3. Where DAO is headed: Experimenting

  • Intersection of setting a mandate and being able to progress on that, but also allowing as many people to participate as possible: organisations can be anywhere in between and there can be many more experiments on that.
  • As many things are done off-chain (Eg. chatting, debates & discussions on chat channels & forums), we need tools to have have better engagement from a community. For instance, tools to provide some of the highlight priorities and context around it for effective asynchronous and synchronous communication.

4. Tooling Problem vs Human Problem

  • Technical tooling is great but it’s still sort of a human issue — How do we balance this?
  • One thing technology does enable us though is the ability to iterate more quickly on governance than we’ve ever been able to do historically.
  • Biggest unsolved problem right now in the space: Onboarding people outside of the community to become a contributor.
  • Plugging in these tools and seeing what we can make more efficient and better, and check those assumptions about how governance is played out given this kind of new innovations is good. Try it , experiment it, that’s very much the phase that we’re in right now and it’ll be interesting to see how it plays out over the next couple of years.

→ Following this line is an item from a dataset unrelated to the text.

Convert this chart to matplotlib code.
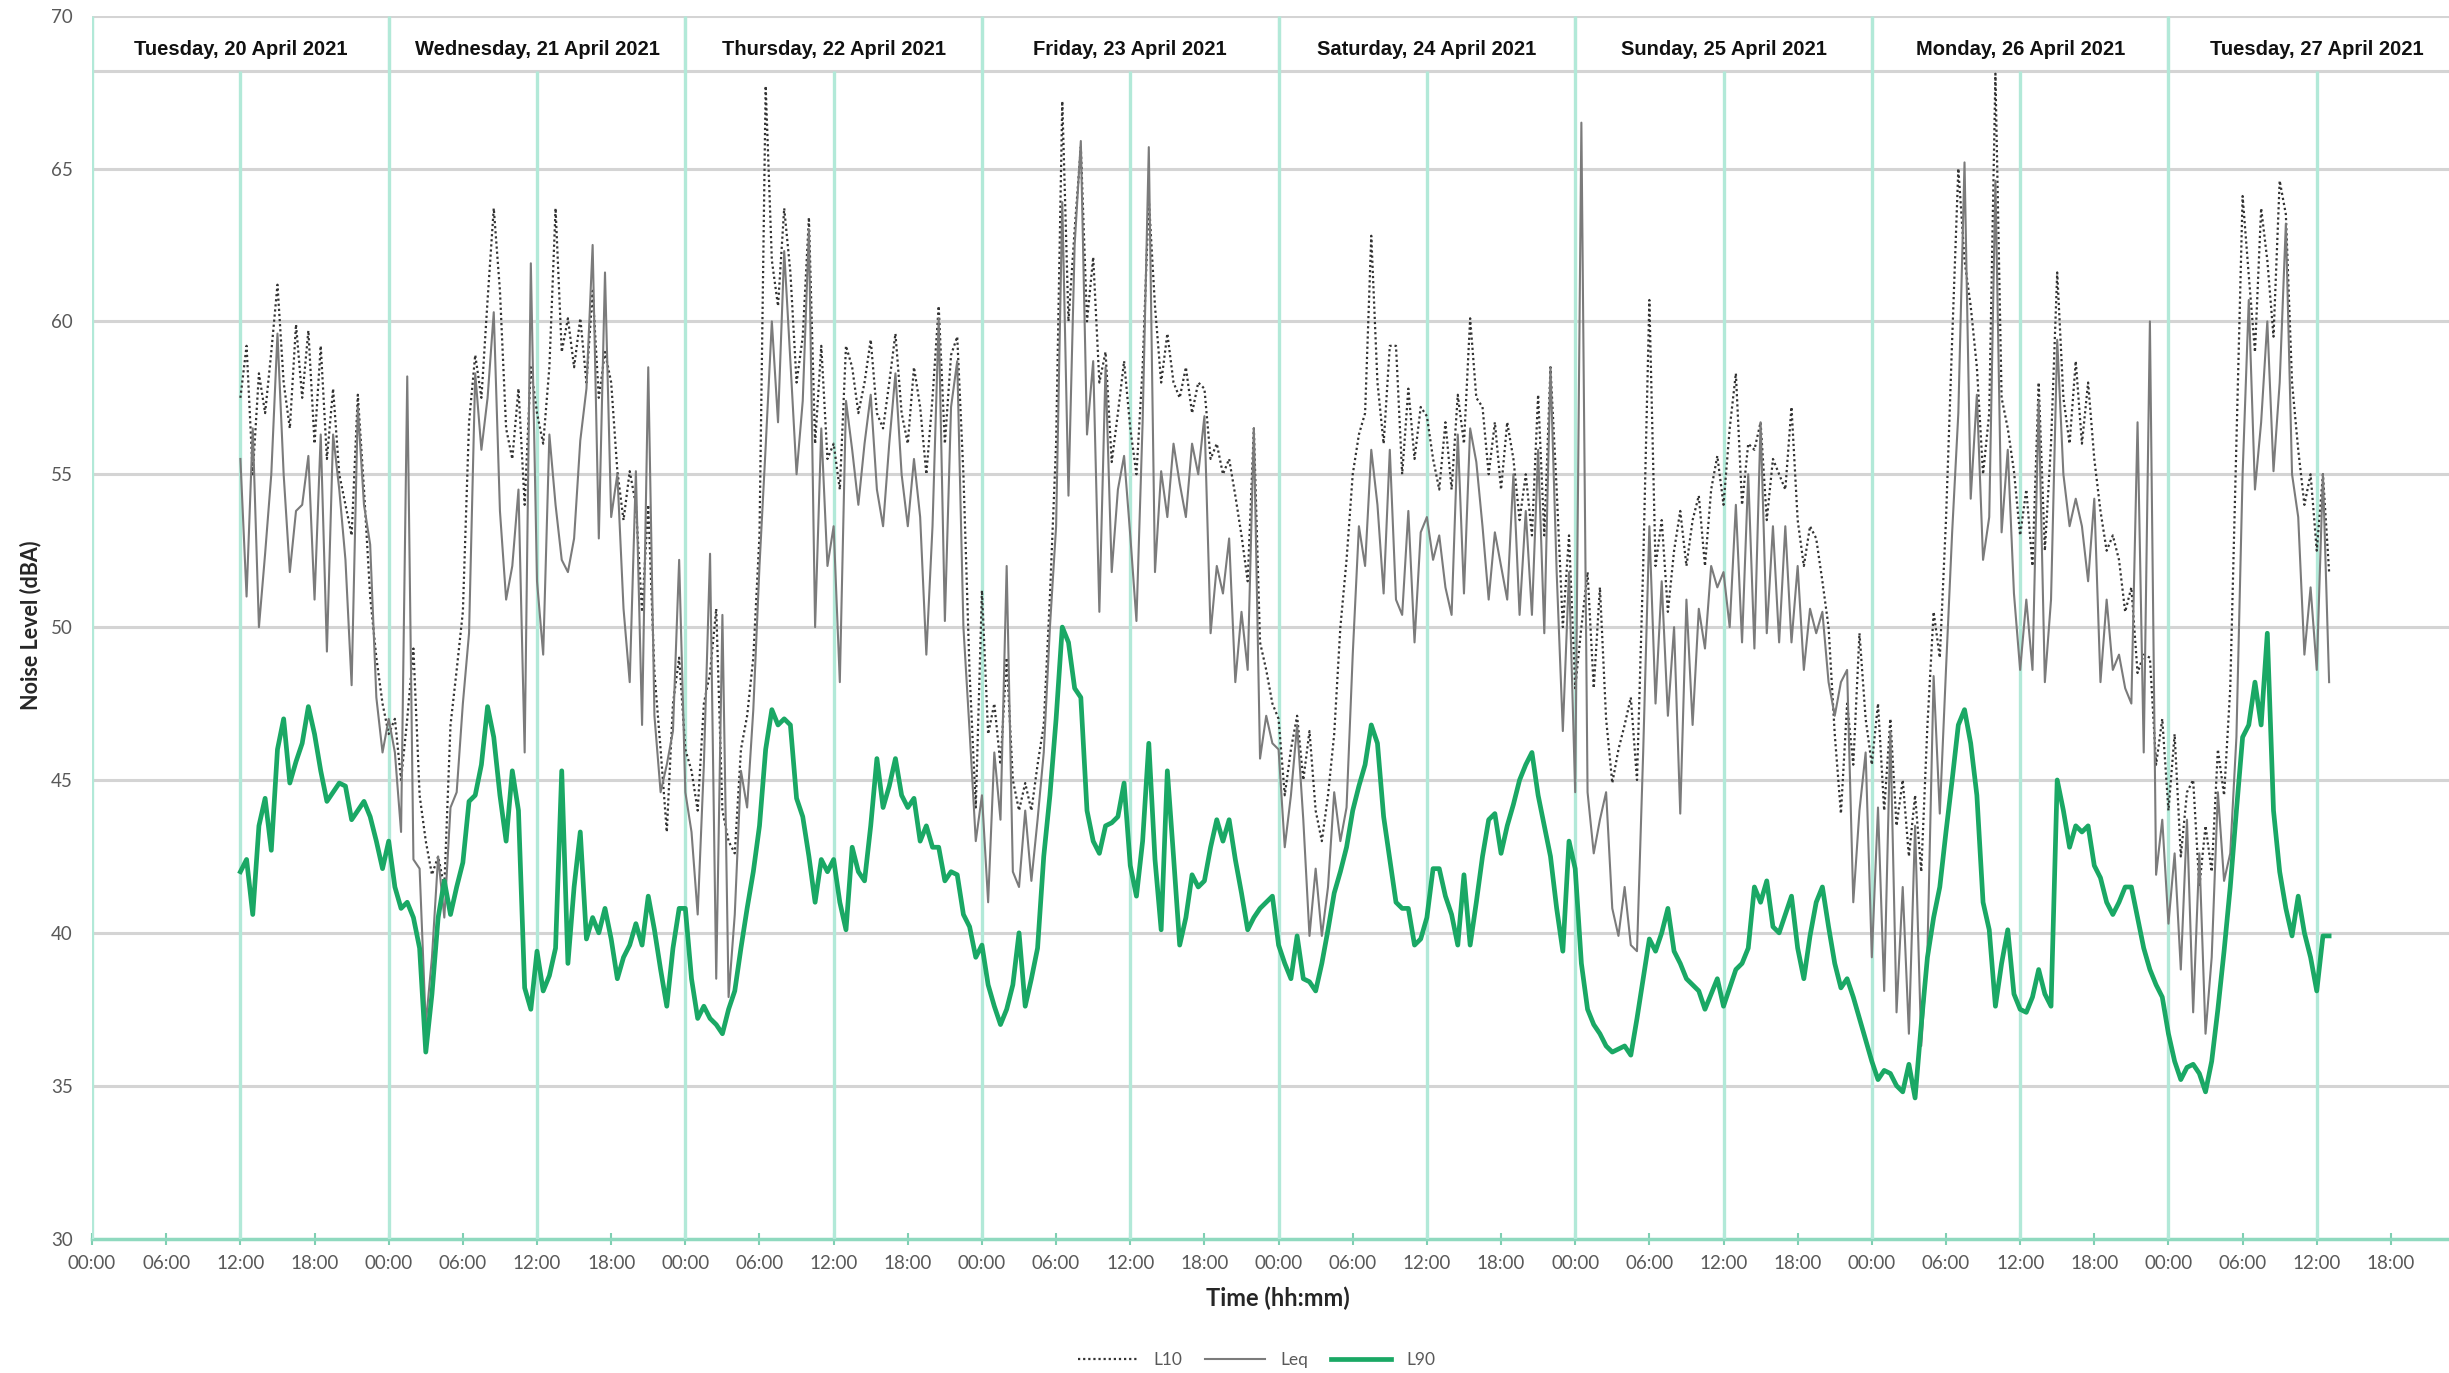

5. Need for Web3 / Decentralised version of Web2 organisational tools

  • Web3 tools that web2 can’t do Eg. Dispute resolution — transparency & quickness
  • Some tools that are needed: tools for discussion, supporting tools for treasury management
  • These decentralised tools are a good aspiration to have but it may not necessary be possible to ever get there as we don’t live on chain and ultimately DAOs are humans.
  • Web2 tools can still be really important tools — things like limitation of liability, incorporating and having a legal structure matters because DAOs have to interoperate with the real world. There are things that DAOs should do which are not going to be web3.
  • Ultimately, we build tools & tools build us.